Sounds like their general suggestion is to find a number of decent strategies in noncorrelated markets such that when traded together, a synergistic improvement in RAR results. What do you disagree with, exactly? One thing that comes to my mind is correlation approaching 1 in severe market crashes. If the strategies are backtested to 2008, though, then one could see how they fared (although this would be a sample size of 1). Really, the argument that correlation goes to 1 in severe market crashes is itself a somewhat hollow claim because I don't know we've had enough "severe market crashes" to make for a large sample size.
if you have 100 thousand really sh1t strategies you can also afford to turn some off and on osccaionally
@qlai, Why don't you google volatility pumping. This topic was discussed here not long ago: http://parrondoparadox.blogspot.com/2011/02/parrondos-paradox-stock-market.html
Hi, am familiar with the concept, but not the name. But I don't see how it applies to trading more sh*t. My personal opinion is that the authors don't have any good strategies (at least none they would be willing to share) so they are saying - oh don't worry too much that you can't build anything worthwhile, just trade lots of mediocre ones and one of them is sure to be in synch with the markets. Might as well throw darts at Wall Street Journal and use proper money management.
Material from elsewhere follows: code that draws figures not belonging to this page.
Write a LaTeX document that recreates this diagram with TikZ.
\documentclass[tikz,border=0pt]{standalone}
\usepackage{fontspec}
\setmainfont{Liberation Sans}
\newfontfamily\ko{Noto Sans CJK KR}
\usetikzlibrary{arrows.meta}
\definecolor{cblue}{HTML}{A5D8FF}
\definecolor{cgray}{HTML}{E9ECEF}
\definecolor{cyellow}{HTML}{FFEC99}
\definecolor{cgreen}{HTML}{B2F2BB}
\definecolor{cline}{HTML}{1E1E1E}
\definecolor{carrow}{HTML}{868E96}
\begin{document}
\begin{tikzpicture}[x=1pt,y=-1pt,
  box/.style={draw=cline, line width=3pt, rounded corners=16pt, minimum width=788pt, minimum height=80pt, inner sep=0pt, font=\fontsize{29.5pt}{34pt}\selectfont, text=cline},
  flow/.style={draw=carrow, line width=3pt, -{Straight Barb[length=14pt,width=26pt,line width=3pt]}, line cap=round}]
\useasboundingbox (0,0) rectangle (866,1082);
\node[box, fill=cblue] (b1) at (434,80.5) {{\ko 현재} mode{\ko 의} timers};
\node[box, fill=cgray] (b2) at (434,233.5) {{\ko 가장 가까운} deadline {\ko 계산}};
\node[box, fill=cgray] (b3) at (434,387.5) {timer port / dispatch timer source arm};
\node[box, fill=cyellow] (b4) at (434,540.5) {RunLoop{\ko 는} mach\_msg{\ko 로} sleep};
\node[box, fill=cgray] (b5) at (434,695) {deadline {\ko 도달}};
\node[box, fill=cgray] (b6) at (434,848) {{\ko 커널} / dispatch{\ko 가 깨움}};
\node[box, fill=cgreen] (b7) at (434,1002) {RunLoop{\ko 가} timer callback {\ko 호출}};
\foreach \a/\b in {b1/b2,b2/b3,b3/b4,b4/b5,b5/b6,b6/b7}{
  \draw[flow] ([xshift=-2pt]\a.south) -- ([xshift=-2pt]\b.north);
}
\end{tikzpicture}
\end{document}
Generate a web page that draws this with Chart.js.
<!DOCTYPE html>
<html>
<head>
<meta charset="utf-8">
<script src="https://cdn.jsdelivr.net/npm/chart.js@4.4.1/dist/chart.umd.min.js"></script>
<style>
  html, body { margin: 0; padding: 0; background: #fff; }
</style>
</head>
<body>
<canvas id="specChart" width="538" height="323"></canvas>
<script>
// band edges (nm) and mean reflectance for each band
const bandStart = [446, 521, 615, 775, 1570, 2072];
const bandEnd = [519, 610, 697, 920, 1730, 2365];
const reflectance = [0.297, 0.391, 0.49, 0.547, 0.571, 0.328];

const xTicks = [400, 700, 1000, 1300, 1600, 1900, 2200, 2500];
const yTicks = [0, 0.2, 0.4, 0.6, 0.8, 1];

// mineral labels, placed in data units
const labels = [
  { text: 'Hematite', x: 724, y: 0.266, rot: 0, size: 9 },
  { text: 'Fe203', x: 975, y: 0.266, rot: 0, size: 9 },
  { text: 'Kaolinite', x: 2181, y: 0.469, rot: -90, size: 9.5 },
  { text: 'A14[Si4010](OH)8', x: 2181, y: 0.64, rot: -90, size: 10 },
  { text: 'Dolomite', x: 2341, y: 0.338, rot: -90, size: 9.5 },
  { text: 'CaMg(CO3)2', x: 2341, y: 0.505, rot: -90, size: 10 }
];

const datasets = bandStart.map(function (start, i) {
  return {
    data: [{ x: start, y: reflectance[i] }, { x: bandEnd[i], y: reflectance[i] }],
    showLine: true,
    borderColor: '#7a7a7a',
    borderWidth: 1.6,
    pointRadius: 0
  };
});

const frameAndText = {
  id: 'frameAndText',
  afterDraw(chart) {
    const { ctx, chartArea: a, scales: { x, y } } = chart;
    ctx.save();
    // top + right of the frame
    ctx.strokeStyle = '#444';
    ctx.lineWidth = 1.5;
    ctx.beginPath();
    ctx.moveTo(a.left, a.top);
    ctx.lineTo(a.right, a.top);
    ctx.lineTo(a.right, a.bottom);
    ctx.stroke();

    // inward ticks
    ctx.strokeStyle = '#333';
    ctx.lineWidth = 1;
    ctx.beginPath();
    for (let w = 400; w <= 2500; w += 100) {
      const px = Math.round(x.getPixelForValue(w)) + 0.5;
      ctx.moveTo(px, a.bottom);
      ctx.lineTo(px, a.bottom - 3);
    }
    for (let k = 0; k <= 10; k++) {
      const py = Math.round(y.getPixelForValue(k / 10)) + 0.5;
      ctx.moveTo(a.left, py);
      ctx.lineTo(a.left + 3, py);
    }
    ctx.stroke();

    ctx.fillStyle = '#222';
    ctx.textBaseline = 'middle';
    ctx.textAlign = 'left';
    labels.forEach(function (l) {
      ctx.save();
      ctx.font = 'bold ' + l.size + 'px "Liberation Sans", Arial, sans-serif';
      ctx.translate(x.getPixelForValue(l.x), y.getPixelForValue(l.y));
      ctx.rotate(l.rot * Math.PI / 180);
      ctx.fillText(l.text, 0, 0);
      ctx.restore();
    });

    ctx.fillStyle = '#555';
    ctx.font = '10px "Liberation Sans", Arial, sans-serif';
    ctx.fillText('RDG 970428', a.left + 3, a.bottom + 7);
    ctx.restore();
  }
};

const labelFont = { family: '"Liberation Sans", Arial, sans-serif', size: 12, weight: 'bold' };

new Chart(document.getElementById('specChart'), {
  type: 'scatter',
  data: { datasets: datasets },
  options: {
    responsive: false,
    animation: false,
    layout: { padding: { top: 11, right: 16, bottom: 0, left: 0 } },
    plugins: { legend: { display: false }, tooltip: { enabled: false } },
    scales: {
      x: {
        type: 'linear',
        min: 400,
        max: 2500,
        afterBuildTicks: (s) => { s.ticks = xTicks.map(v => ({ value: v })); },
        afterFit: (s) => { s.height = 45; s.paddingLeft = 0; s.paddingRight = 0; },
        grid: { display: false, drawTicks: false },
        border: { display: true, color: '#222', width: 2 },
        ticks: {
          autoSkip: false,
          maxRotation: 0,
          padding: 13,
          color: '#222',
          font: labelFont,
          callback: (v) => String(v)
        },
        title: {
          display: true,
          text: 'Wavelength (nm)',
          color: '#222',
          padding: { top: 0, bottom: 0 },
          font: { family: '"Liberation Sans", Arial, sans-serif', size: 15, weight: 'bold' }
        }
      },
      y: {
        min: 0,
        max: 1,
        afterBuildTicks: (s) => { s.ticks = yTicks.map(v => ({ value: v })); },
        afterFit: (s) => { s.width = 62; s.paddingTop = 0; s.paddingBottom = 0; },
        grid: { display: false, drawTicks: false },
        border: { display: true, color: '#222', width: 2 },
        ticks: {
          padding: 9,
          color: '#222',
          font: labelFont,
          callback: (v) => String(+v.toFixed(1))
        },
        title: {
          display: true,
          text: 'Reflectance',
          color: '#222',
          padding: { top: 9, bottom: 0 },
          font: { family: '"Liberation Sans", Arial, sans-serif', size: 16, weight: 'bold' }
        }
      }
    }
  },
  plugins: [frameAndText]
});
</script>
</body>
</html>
There is one catch: Pumping works only if the assets are uncorrelated. e.g., you cannot do this with combination of options and underlying. I actually backtested this concept with different stocks combinations and that didn't work out. Why, I think the stock market, stocks were too correlated, they moved up and down roughly in unison.
Trading large numbers of instruments simultaneously works in certain situations. But only in those situations. The only two I'm aware of would be trend-following and the MA cross-over. Its accepted that prices only trend for a minority of the time, so for the strict trend-follower there is usually no reason to get into or stay in a trade. If you trade only EUR/USD or maybe if you add in USD/JPY and GBP/USD you will still often have nothing to do and no income. The income you make will be lumpy and subject to very significant draw-down. Trading 28 forex pairs smooths all this out, trade load and income stream, but it also increases ROI. Same with the MA cross-over. I'm talking about the orthodox version where the exit signal is the reverse cross-over to the entry signal. Trading this on a basket of instruments will work and will give a good return BUT the markets chosen must be uncorrelating as far as possible.
I've seen much discussion of correlation over the years but very little about covariance. Where does the latter fit in?
I follow a similar approach as laid out in the article but I have tools and approaches to help in the effort. I am currently trading 135 unique strategies in a portfolio where it would not make sense to trade any of the strategies in isolation. That being said, I have developed approaches to deal with some of the pitfalls of this approach (i.e. strategy correlation, etc.).
My mistake. I was thinking about cointegration--not covariance--which I thought pertains to correlation stability.